Tenho pensado muito na vida. Aposentada tanto da profissão como dos cuidados com os filhos – agora eles é que me cuidam –, sobram-me momentos comigo mesma, quando faço um balanço dos acontecimentos do mundo e tiro minhas conclusões.

As injustiças sociais sempre me incomodaram, mais agora quando os meios de comunicação nos relatam ao vivo o que vem acontecendo no país e no mundo. Privilégios para uns poucos e dureza da vida para a maioria. As diferenças que nos separam…

Pensando bem, há também certas proximidades calamitosas que acabam em violência, desajustes e doenças dos nervos. Já perdi a conta de quantos feminicídios vêm acontecendo toda semana. Namorados que levaram o fora e não se conformam com o fim do romance. Companheiros ou maridos, separados ou abandonados pela companheira ou a esposa, que não aceitam o rompimento ou se revoltam quando sua ex recompõe a própria vida com alguém mais equilibrado.

Medidas protetivas nem sempre chegam a tempo, e muitas vezes há mais vidas sacrificadas, seja o novo companheiro, parentes e até vizinhos que vêm prestar socorro.

Fico pensando como um sentimento de amor que uniu o casal com boas expectativas pode ter-se deteriorado tanto! A proximidade, em vez de unir, afasta quando não há compreensão, compartilhamento de responsabilidades, aceitação dos defeitos de cada um.

Muito se tem falado que o amor verdadeiro, que resiste aos contratempos, não é o que só valoriza as qualidades do parceiro, mas o que ama os seus defeitos, pois é isso que torna a pessoa singular, diferente de todas.

Conheci um casal que se amou de paixão. Ele era casado com outra, e ela era a secretária dele. Passavam todo o dia juntos no trabalho, nas refeições e reuniões profissionais. Não deu outra. Casamento desfeito, e o par assumiu a nova relação. Se fosse um conto de fadas, diríamos que viveram felizes para sempre.

Quando os conheci, os dois estando aposentados, o ambiente familiar foi encarado de frente, os defeitos descobertos, e as implicâncias do dia a dia aumentaram.
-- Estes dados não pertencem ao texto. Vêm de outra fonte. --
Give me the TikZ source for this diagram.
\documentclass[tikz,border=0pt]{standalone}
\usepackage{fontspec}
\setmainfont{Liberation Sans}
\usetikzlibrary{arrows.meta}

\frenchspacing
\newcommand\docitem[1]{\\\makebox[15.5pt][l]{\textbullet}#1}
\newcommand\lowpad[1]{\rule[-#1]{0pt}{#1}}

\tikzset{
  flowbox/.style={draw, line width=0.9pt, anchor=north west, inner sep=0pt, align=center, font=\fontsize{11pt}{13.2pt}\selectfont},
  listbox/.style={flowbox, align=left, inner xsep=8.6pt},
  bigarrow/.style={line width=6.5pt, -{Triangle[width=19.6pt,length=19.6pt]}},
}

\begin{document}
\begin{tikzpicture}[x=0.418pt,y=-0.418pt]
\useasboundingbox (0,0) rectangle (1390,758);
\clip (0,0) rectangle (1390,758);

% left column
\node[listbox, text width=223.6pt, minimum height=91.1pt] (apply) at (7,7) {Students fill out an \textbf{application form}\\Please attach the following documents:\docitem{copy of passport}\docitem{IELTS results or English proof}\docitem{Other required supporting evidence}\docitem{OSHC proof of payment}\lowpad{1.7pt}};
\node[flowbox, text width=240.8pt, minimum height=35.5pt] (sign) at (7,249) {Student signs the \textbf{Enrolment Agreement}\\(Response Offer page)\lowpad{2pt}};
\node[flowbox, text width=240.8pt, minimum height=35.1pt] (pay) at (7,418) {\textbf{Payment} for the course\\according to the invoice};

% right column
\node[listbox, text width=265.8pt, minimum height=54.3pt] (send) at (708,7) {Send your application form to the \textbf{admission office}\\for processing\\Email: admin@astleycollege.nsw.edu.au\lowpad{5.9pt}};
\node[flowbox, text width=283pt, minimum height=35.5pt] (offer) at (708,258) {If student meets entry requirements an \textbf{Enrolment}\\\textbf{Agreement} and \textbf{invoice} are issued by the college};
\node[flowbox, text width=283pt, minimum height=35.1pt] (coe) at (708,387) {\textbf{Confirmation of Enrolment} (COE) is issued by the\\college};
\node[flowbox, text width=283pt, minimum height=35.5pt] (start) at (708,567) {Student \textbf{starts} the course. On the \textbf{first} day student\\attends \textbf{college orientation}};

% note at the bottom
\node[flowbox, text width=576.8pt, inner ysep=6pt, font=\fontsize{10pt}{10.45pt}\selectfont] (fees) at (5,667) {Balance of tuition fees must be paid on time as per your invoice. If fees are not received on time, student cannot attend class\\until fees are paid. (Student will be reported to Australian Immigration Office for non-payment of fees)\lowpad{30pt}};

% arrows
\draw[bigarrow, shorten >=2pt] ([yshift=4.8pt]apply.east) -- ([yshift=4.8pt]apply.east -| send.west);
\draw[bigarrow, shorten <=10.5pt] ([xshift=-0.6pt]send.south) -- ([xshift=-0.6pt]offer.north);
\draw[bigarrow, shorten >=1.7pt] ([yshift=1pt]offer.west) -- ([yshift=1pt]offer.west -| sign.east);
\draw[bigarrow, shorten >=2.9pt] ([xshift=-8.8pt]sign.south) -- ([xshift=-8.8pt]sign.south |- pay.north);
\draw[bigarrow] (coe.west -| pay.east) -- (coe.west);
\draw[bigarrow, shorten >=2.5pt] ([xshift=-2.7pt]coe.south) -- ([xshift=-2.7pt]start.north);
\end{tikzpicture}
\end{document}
Aos poucos, foram resolvendo o problema: de manhã ele saía, encontrava amigos, ia ao clube, ao Café, e ela ficava sozinha com suas manias. À tarde era ela que ia às compras, tomava chá com as amigas, participava de campanhas sociais beneficentes, enfim, era um amor de pessoa.

Até nisso as diferenças de status intervêm. Nos lares humildes, a família comprimida entre as poucas peças – agora na pandemia –, faltando dinheiro, os xingamentos e até as agressões físicas vão acontecer. O marido vai ao boteco empinar uma caninha, a esposa se desespera, adoece ou abandona o lar, arruma outro companheiro, e a guerra está feita. E a violência vai tomando conta das famílias, e os filhos é que pagam o estrago.
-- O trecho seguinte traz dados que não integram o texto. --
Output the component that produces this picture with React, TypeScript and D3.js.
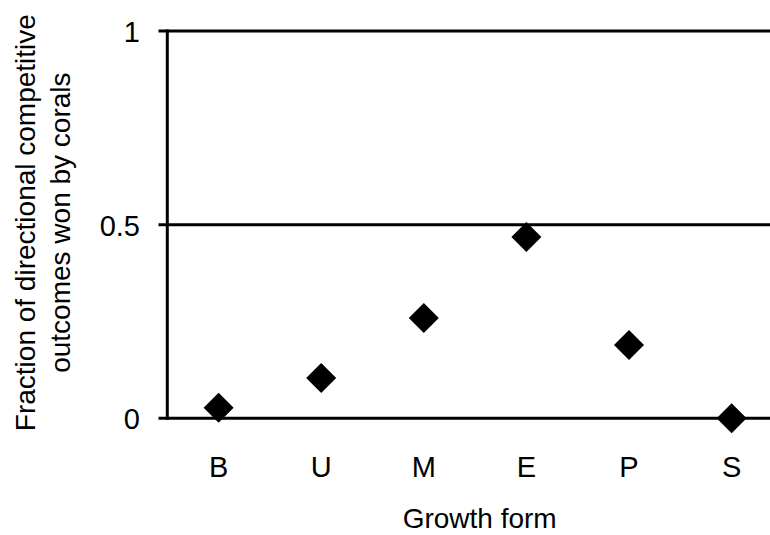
import React from "react";
import * as d3 from "d3";

const categories = ["B", "U", "M", "E", "P", "S"];
const values = [0.027, 0.104, 0.259, 0.468, 0.189, 0.0];
const yTicks = [0, 0.5, 1];
const yTickLabels = ["0", "0.5", "1"];
const xTitle = "Growth form";
const yTitleLines = ["Fraction of directional competitive", "outcomes won by corals"];

const W = 770;
const H = 535;
const left = 167.3;
const top = 31;
const bottom = 418.3;
const FONT = "Arial, 'Liberation Sans', Helvetica, sans-serif";

export default function App() {
  const x = d3.scaleBand<string>().domain(categories).range([left, left + 6 * 102.6]).padding(0);
  const y = d3.scaleLinear().domain([0, 1]).range([bottom, top]);
  const cx = (c: string) => (x(c) as number) + x.bandwidth() / 2;
  const r = 15;
  const diamond = (px: number, py: number) => {
    const p = d3.path();
    p.moveTo(px, py - r);
    p.lineTo(px + r, py);
    p.lineTo(px, py + r);
    p.lineTo(px - r, py);
    p.closePath();
    return p.toString();
  };
  return (
    <svg
      width={W}
      height={H}
      style={{ position: "absolute", left: 0, top: 0, background: "#fff" }}
      fontFamily={FONT}
    >
      <rect x={0} y={0} width={W} height={H} fill="#fff" />
      {yTicks.map((t) => (
        <line key={"g" + t} x1={158.5} x2={W} y1={y(t)} y2={y(t)} stroke="#000" strokeWidth={3} />
      ))}
      <line x1={left} x2={left} y1={y(1) - 1.5} y2={y(0) + 1.5} stroke="#000" strokeWidth={3} />
      {yTicks.map((t, i) => (
        <text
          key={"t" + t}
          x={140}
          y={y(t) + 1}
          textAnchor="end"
          dominantBaseline="central"
          fontSize={29}
          fill="#000"
        >
          {yTickLabels[i]}
        </text>
      ))}
      {categories.map((c) => (
        <text key={"x" + c} x={cx(c)} y={477} textAnchor="middle" fontSize={29} fill="#000">
          {c}
        </text>
      ))}
      {categories.map((c, i) => (
        <path key={"p" + c} d={diamond(cx(c), y(values[i]))} fill="#000" />
      ))}
      <text x={(left + W) / 2 + 11} y={528} textAnchor="middle" fontSize={28} fill="#000">
        {xTitle}
      </text>
      <g transform={`translate(0, ${(top + bottom) / 2 - 2}) rotate(-90)`}>
        {yTitleLines.map((l, i) => (
          <text key={l} x={0} y={35 + i * 35} textAnchor="middle" fontSize={28} fill="#000">
            {l}
          </text>
        ))}
      </g>
    </svg>
  );
}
Outro casal uniu-se não sei por quê. Ele era o tipo intelectual de fachada, falava das culturas da Antiguidade, era vaidoso porque se achava o mais inteligente dos grupos que freqüentava. Casou com uma mocinha muito bonita, mas sem instrução. Aos poucos ele foi criticando sua ignorância, exigia que, nas reuniões de amigos, ela fechasse a boca para não dizer bobagem. Como naquele programa da Ofélia, aquela que só falava quando tinha certeza. Mas a coitadinha da moça era tímida e foi ficando com baixa estima. Ela foi definhando, achando-se inferior ao marido e seu grupo, e acabou internada num hospital psiquiátrico.

Pois é, chego à conclusão de que os problemas pelas distâncias que separam e a proximidade demasiada, ambas geradoras de conflitos sociais e familiares, precisam ser tratados com toda a seriedade por todos nós, e que se faça o “Mea culpa”.

Cada vez mais me convenço: só o amor constrói.